Dia menuturkan, sangat penting untuk melihat kapasitas fiskal guna mewujudkan pertumbuhan ekonomi 8%. Sebab, target tersebut merupakan beban berat yang harus dipikul oleh Pemerintahan baru.
Jika kapasitas fiskal nyatanya tidak cukup, kapasitas fiskal harus diperluas dengan meningkatkan penerimaan negara dan bijak dalam alokasi anggaran.
Apakah memang bisa mencapai target pertumbuhan ekonomi dan kalau memang kapasitas fiskal kita tidak terpenuhi atau tidak cukup, apakah yang langkah yang bisa kita lakukan?, ujarnya.
Esther menyampaikan, jika melihat ke belakang, tren rasio pajak di Indonesia cenderung turun dan rendah.
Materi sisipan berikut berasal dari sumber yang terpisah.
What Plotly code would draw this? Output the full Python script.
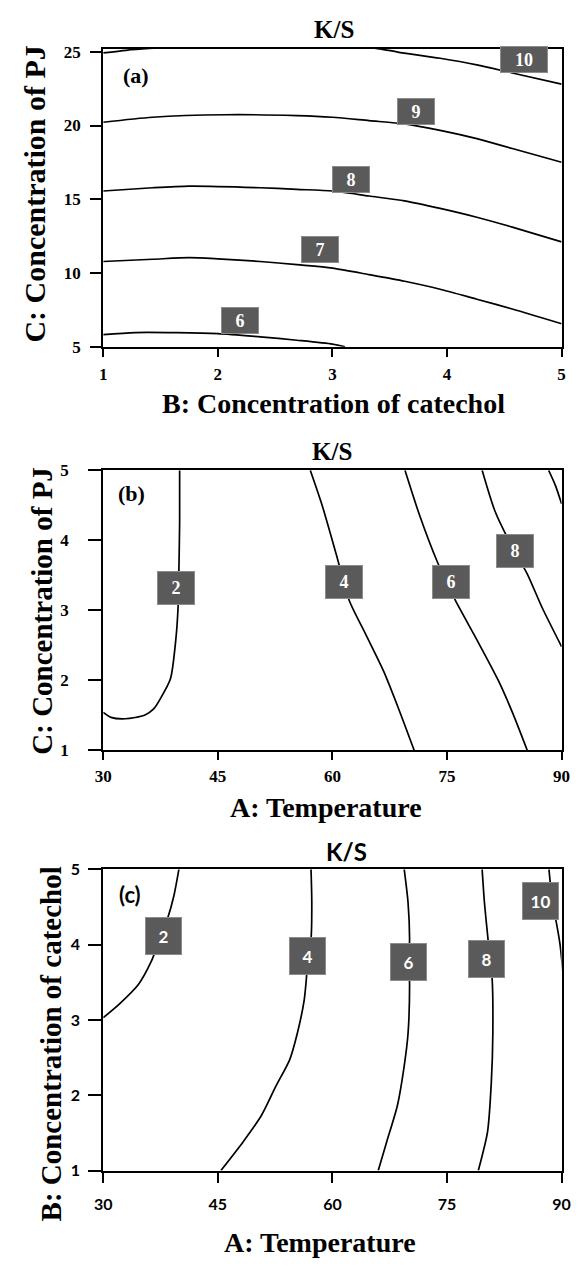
import plotly.graph_objects as go

# ---------------- data: panel (a) K/S vs B (catechol) and C (PJ) ----------------
A_X_TICKS = [1, 2, 3, 4, 5]
A_Y_TICKS = [5, 10, 15, 20, 25]
A_L6_X = [1.0, 1.28, 2.0, 2.37, 2.69, 3.0, 3.11]
A_L6_Y = [5.82, 5.96, 5.89, 5.67, 5.44, 5.18, 5.0]
A_L7_X = [1.0, 1.43, 1.75, 2.0, 2.37, 2.69, 3.0, 3.32, 3.63, 3.94, 4.26, 4.57, 5.0]
A_L7_Y = [10.78, 10.93, 11.04, 10.96, 10.78, 10.56, 10.33, 9.89, 9.44, 8.9, 8.22, 7.56, 6.56]
A_L8_X = [1.0, 1.43, 1.75, 2.37, 2.69, 3.0, 3.32, 3.63, 3.94, 4.26, 4.57, 5.0]
A_L8_Y = [15.56, 15.78, 15.89, 15.78, 15.67, 15.56, 15.22, 14.89, 14.38, 13.78, 13.11, 12.11]
A_L9_X = [1.0, 1.43, 2.06, 2.69, 3.0, 3.32, 3.63, 3.94, 4.26, 4.57, 5.0]
A_L9_Y = [20.22, 20.56, 20.73, 20.67, 20.56, 20.33, 20.11, 19.67, 19.11, 18.44, 17.51]
A_L10_X = [1.0, 1.2, 1.4, 1.8, 2.5, 3.0, 3.41, 3.57, 3.94, 4.26, 4.57, 5.0]
A_L10_Y = [24.92, 25.1, 25.22, 25.4, 25.6, 25.5, 25.2, 24.98, 24.56, 24.11, 23.56, 22.8]
A_LABELS = ["6", "7", "8", "9", "10"]
A_LABEL_X = [2.19, 2.89, 3.16, 3.73, 4.67]
A_LABEL_Y = [6.8, 11.58, 16.33, 20.96, 24.45]

# ---------------- data: panel (b) K/S vs A (temperature) and C (PJ) ----------------
B_X_TICKS = [30, 45, 60, 75, 90]
B_Y_TICKS = [1, 2, 3, 4, 5]
B_L2_X = [30.0, 31.0, 32.9, 35.4, 36.6, 37.5, 38.8, 39.5, 39.8, 39.9, 40.0, 40.0]
B_L2_Y = [1.54, 1.47, 1.45, 1.50, 1.59, 1.74, 2.02, 2.58, 3.05, 3.56, 4.26, 5.0]
B_L4_X = [57.1, 58.65, 60.5, 62.2, 64.3, 66.7, 68.5, 70.7]
B_L4_Y = [5.0, 4.5, 3.8, 3.14, 2.67, 2.13, 1.64, 1.0]
B_L6_X = [69.5, 71.4, 73.7, 76.1, 78.9, 81.7, 83.6, 85.5]
B_L6_Y = [5.0, 4.36, 3.70, 3.14, 2.58, 2.0, 1.53, 1.0]
B_L8_X = [79.6, 81.3, 83.6, 85.5, 87.4, 90.0]
B_L8_Y = [5.0, 4.41, 3.89, 3.52, 3.05, 2.48]
B_L10_X = [88.3, 89.2, 90.0]
B_L10_Y = [5.0, 4.78, 4.52]
B_LABELS = ["2", "4", "6", "8"]
B_LABEL_X = [39.57, 61.57, 75.52, 83.91]
B_LABEL_Y = [3.32, 3.41, 3.41, 3.84]

# ---------------- data: panel (c) K/S vs A (temperature) and B (catechol) ----------------
C_X_TICKS = [30, 45, 60, 75, 90]
C_Y_TICKS = [1, 2, 3, 4, 5]
C_L2_X = [30.0, 32.1, 34.6, 36.3, 37.1, 38.4, 39.25, 39.9]
C_L2_Y = [3.03, 3.21, 3.47, 3.78, 3.99, 4.34, 4.65, 5.0]
C_L4_X = [57.2, 57.3, 57.2, 56.8, 56.6, 56.3, 55.4, 54.4, 52.6, 50.7, 48.3, 45.4]
C_L4_Y = [5.0, 4.56, 4.08, 3.85, 3.56, 3.26, 2.82, 2.47, 2.12, 1.73, 1.38, 1.0]
C_L6_X = [69.4, 69.9, 70.1, 70.0, 70.1, 69.9, 69.4, 68.5, 67.1, 66.0]
C_L6_Y = [5.0, 4.56, 4.08, 3.77, 3.47, 2.82, 2.39, 1.86, 1.38, 1.0]
C_L8_X = [79.6, 79.9, 80.4, 80.6, 80.9, 81.0, 80.8, 80.3, 79.1]
C_L8_Y = [5.0, 4.56, 4.04, 3.81, 3.56, 2.82, 2.17, 1.51, 1.0]
C_L10_X = [88.35, 88.8, 89.3, 89.8, 90.3]
C_L10_Y = [5.0, 4.56, 4.3, 4.0, 3.5]
C_LABELS = ["2", "4", "6", "8", "10"]
C_LABEL_X = [37.9, 56.8, 69.9, 80.2, 87.3]
C_LABEL_Y = [4.12, 3.85, 3.77, 3.81, 4.58]

# ---------------- figure ----------------
W, H = 581, 1266
OFF = 8  # the page body adds an 8 px margin; lay out so content lands where the reference has it
SERIF = "Liberation Serif"
SANS = "Lato"

fig = go.Figure()

panels = [
    ("x", "y", [(A_L6_X, A_L6_Y), (A_L7_X, A_L7_Y), (A_L8_X, A_L8_Y), (A_L9_X, A_L9_Y), (A_L10_X, A_L10_Y)]),
    ("x2", "y2", [(B_L2_X, B_L2_Y), (B_L4_X, B_L4_Y), (B_L6_X, B_L6_Y), (B_L8_X, B_L8_Y), (B_L10_X, B_L10_Y)]),
    ("x3", "y3", [(C_L2_X, C_L2_Y), (C_L4_X, C_L4_Y), (C_L6_X, C_L6_Y), (C_L8_X, C_L8_Y), (C_L10_X, C_L10_Y)]),
]
for xa, ya, lines in panels:
    for lx, ly in lines:
        fig.add_trace(go.Scatter(x=lx, y=ly, xaxis=xa, yaxis=ya, mode="lines",
                                 line=dict(color="black", width=1.7, shape="spline", smoothing=0.7),
                                 showlegend=False, hoverinfo="skip"))


def px_to_paper_x(px):
    return (px - OFF) / W


def px_to_paper_y(py):
    return 1 - (py - OFF) / H


XDOM = [px_to_paper_x(97), px_to_paper_x(570)]
DOM_A = [px_to_paper_y(342), px_to_paper_y(39)]
DOM_B = [px_to_paper_y(752), px_to_paper_y(467.5)]
DOM_C = [px_to_paper_y(1179), px_to_paper_y(873)]


def axis(domain, rng, ticks, anchor, font, ticklen, standoff):
    return dict(domain=domain, range=rng, tickmode="array", tickvals=ticks,
                ticktext=[str(t) for t in ticks], anchor=anchor,
                showline=True, linecolor="black", linewidth=2, mirror=True,
                ticks="outside", ticklen=ticklen, tickwidth=2, tickcolor="black",
                showgrid=False, zeroline=False, tickfont=font,
                ticklabelstandoff=standoff, fixedrange=True)


serif_tick = dict(family=SERIF, size=17, color="black", weight="bold")
sans_tick = dict(family=SANS, size=16, color="black", weight="bold")

fig.update_layout(
    width=W, height=H, margin=dict(l=0, r=0, t=0, b=0),
    paper_bgcolor="white", plot_bgcolor="white", showlegend=False,
    xaxis=axis(XDOM, [1, 5], A_X_TICKS, "y", serif_tick, 8, 3),
    yaxis=axis(DOM_A, [5, 25.22], A_Y_TICKS, "x", serif_tick, 11, 6),
    xaxis2=axis(XDOM, [30, 90], B_X_TICKS, "y2", serif_tick, 8, 1),
    yaxis2=axis(DOM_B, [1, 5], B_Y_TICKS, "x2", serif_tick, 13, 16),
    xaxis3=axis(XDOM, [30, 90], C_X_TICKS, "y3", sans_tick, 10, 8),
    yaxis3=axis(DOM_C, [1, 5], C_Y_TICKS, "x3", sans_tick, 13, 5),
)

ann = []


def box_labels(labels, xs, ys, xref, yref, fam, size, w1, w2, h):
    for t, x, y in zip(labels, xs, ys):
        ann.append(dict(x=x, y=y, xref=xref, yref=yref, text=t, showarrow=False,
                        font=dict(family=fam, size=size, color="white", weight="bold"),
                        bgcolor="#5a5a5a", bordercolor="#8c8c8c", borderwidth=1,
                        width=w2 if len(t) > 1 else w1, height=h,
                        align="center", valign="middle"))


box_labels(A_LABELS, A_LABEL_X, A_LABEL_Y, "x", "y", SERIF, 18, 34, 44, 23)
box_labels(B_LABELS, B_LABEL_X, B_LABEL_Y, "x2", "y2", SERIF, 18, 34, 44, 30)
box_labels(C_LABELS, C_LABEL_X, C_LABEL_Y, "x3", "y3", SANS, 17, 33, 33, 34)


def text(px, py, t, fam, size, angle=0):
    ann.append(dict(x=px_to_paper_x(px), y=px_to_paper_y(py), xref="paper", yref="paper",
                    text=t, showarrow=False, textangle=angle,
                    xanchor="center", yanchor="middle",
                    font=dict(family=fam, size=size, color="black", weight="bold")))


# titles
text(335, 20, "K/S", SERIF, 25)
text(333, 448, "K/S", SERIF, 25)
text(348, 855, "K/S", SANS, 24)
# panel letters
text(131, 66, "(a)", SERIF, 22)
text(126, 491, "(b)", SERIF, 22)
text(125, 899, "(c)", SANS, 22)
# axis titles
text(335, 400, "B: Concentration of catechol", SERIF, 28)
text(26, 187, "C: Concentration of PJ", SERIF, 30, -90)
text(327, 810, "A: Temperature", SERIF, 28)
text(34, 610, "C: Concentration of PJ", SERIF, 29, -90)
text(321, 1252, "A: Temperature", SERIF, 28)
text(43, 1050, "B: Concentration of catechol", SERIF, 29, -90)

fig.update_layout(annotations=ann)
fig.write_html("out.html")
Hal itu dilihat dari perkembangan rasio pajak dari tahun 1972 sampai 2023 yang memang cenderung menurun.
Kendati demikian, tren rasio pajak pada periode tertentu yakni 1978-1980 dan 1990-1992 cukup tinggi berada dikisaran belasan hingga 20-an persen. Namun, di tahun 2023 justru mengalami tren penurunan.
Tertinggi pada tahun 1982 itu sekitar 22%, kemudian tahun 1990 itu sekitar 19%, terus kemudian tahun 2001 itu sekitar 16%, tapi kondisinya terus menurun hingga mencapai 10% saja, ujarnya.